Over the past 24 hours, the Bitcoin price has recovered significantly and reclaimed $20k during a period of high volatility in traditional markets, particularly in foreign exchange markets.

Many speculators are approaching the volatility from different perspectives, with some viewing the rise as a sign that there may be further upside and that the worst of the bear market is behind us, and others taking the view that this is just a short relief rally, and the price of BTC will continue to fall to $11k.

Bitcoin price reclaims $20k

The Bitcoin market peaked in November 2021 and since then has fallen approximately 70% in price to where it is today.

Bitcoin price

The bear market thus far has been such that Bitcoin has been in a consistent downwards trend now for almost a year and has disenfranchised many of the investors who became mired in hubris during the bull market.

Currencies continue to collapse against the dollar

“There are decades where nothing happens, and there are weeks where decades happen”

– Lenin

Over the last few weeks there have been a series of extremely important geopolitical events.

First and foremost, the ongoing war in Ukraine has caused all sorts of uncertainty in the markets as capital allocators speculate on the potential ramifications of the geopolitical tensions.

The cost of living crisis in Europe has not abated and is showing no signs of doing so. Countries such as Germany have been preparing for the upcoming winter and are desperately trying to pivot away from their dependency on Russian gas.

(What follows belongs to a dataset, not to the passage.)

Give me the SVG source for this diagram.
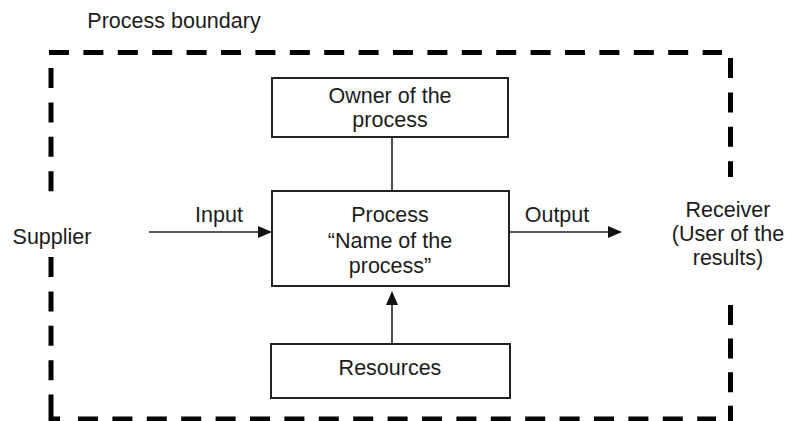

Concerns about inflation and interest rates haven’t subsided. Market participants are concerned about inflation, but they are also concerned that rising interest rates could negatively impact asset prices.

Interest rates have been risen by central banks around the world, including the Federal Reserve, the Bank of England, and the Bank of Japan.

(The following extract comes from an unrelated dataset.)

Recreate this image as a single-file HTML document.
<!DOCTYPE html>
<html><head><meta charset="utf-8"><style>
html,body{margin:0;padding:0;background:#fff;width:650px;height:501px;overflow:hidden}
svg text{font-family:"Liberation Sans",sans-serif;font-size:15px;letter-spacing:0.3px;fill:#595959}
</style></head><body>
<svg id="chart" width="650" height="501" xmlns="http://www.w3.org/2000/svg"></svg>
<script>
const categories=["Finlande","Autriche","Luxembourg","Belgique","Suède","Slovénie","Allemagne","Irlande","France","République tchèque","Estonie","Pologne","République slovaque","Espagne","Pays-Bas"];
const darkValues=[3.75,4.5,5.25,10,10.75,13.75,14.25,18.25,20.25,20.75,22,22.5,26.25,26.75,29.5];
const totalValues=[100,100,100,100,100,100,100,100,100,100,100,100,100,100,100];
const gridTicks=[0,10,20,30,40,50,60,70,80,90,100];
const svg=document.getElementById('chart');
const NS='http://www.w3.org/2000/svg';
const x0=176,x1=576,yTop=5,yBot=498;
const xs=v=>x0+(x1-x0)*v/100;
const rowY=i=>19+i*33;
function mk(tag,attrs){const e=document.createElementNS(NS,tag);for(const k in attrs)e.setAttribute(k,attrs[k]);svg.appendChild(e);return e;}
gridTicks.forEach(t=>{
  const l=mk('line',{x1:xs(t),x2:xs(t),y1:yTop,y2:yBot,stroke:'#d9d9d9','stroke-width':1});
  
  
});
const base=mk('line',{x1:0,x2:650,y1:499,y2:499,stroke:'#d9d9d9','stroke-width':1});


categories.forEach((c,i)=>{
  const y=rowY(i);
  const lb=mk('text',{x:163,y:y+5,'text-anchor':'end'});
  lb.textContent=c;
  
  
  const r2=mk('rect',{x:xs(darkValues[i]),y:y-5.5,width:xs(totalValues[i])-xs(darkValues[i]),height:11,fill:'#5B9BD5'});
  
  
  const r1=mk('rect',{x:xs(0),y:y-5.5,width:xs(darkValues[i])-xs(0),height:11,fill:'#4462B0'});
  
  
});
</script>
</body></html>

GBP/USD falls to lowest level in 37 years

Some of the most significant news in the past couple of days has been the high degree of volatility in the foreign exchange markets, particularly the GBP/USD pair.

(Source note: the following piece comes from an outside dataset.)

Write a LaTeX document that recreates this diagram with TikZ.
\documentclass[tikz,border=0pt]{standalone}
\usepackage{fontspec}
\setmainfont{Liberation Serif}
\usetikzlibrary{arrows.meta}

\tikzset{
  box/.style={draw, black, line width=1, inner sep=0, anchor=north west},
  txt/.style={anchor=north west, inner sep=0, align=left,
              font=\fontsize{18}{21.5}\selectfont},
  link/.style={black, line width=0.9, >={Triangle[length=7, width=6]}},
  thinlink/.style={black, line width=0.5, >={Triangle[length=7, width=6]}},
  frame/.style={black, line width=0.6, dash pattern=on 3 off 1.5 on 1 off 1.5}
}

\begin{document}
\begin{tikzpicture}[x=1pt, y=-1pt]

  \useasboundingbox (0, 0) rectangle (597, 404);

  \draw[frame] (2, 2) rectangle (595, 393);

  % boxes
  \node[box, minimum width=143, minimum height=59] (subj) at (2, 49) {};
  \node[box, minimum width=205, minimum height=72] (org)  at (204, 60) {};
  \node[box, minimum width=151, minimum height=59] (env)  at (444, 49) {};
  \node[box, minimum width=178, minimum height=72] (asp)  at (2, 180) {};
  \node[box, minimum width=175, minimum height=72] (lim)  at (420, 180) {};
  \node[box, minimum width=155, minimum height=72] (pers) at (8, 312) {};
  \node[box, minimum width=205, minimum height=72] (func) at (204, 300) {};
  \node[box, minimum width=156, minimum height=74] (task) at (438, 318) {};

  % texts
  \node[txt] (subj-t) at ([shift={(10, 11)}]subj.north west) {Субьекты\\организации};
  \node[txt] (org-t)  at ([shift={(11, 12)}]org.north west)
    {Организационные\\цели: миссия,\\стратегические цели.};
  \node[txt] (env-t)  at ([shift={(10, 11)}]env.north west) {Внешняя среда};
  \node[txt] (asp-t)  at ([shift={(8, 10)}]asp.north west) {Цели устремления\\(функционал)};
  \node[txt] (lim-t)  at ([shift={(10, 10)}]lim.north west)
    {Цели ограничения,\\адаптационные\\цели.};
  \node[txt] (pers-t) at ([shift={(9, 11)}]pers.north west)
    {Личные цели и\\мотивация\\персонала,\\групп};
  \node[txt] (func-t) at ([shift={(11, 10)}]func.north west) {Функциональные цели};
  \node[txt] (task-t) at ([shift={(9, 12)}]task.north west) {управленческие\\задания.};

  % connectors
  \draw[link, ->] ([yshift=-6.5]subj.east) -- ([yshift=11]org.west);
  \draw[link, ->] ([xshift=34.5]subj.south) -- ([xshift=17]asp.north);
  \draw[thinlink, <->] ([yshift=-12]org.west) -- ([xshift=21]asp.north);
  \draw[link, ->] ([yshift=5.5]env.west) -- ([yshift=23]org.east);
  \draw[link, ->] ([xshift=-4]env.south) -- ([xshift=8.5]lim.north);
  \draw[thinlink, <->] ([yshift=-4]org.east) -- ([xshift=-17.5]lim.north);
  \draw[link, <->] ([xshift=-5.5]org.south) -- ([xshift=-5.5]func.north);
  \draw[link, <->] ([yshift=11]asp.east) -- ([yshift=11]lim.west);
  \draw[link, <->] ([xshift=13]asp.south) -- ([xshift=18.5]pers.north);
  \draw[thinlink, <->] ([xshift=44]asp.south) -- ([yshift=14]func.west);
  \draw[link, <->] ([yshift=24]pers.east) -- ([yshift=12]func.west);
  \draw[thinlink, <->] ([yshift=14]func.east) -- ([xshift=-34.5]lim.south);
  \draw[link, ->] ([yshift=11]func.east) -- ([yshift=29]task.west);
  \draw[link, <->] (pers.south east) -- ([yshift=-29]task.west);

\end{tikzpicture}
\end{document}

The devaluation of currencies against the dollar has been a consistent trend of the last couple of years.

Some currencies have fared worse than others, with many of the weaker currencies having already suffered complete collapses.

Some of the most recent and most significant examples of currency devaluation over the last few years include those in Argentina and Lebanon, the latter being forced to contend with a civil unrest and sustained outbreaks of violence.

Bank of England “will not hesitate” to raise interest rates

The Bank of England announced today that they “will not hesitate” to raise interest rates further, given the recent devaluation of sterling against the US dollar.

This follows moves that have already been taken by the Bank of Japan to raise interest rates, given that JPY has continued its steady trend of losing value against the USD over the past year, having fallen from $0.009 to $0.0069.

The recent mini budget announced by the new Chancellor of the Exchequer, Kwasi Kwarteng, was hailed by some (particularly in the first few hours after the budget was announced) as being something that the country hadn’t seen in quite a while – a truly conservative fiscal policy.

However, the following devaluation has demonstrated the declining relative importance of the UK when compared to US markets – a trend that has been visible for most currencies over the course of the last year.

Since the US dollar remains the world reserve currency, it is the currency with the least uncertainty. This means that the Federal Reserve is able to take more fiscal risk than other countries, since the strongest currency ought to be the last to fall, and the US maintains a strong army and worldwide influence to support their currency.

As currencies around the world seek to mitigate the rising risks of ongoing inflation, calls to raise interest rates will inevitably come to head with calls that they should be lowered in order to protect asset prices – central banks around the world now have a difficult balancing act to manage, having kept interest rates artificially low for far too long.

Is Bitcoin becoming a “risk off” asset?

Many investors have been displeased with Bitcoin’s correlation to traditional markets, especially those who thought that Bitcoin could operate as a reasonable inflation hedge.

The volatility in the Bitcoin market means that over the short term it doesn’t always work as an inflation hedge – if one wishes to store value over the short term, they have little choice but to choose fiat currencies that devalue steadily (ideally dollars), and those who wish to store value over longer time frames must accept a higher degree of volatility.

Recently, Bitcoin and crypto markets have shown a high degree of correlation, given that many of those who hold them as assets also hold assets in traditional finance.

However, as rising currency wars cause more problems for local stock markets, it is becoming increasingly likely that capital allocators will look to store allocate elsewhere: bond markets can no longer be treated as safe havens, and Bitcoin provides a clear alternative for this – it seems that the tides of the investment world are changing, and more and more people are coming to recognise the importance of a decentralised store of value.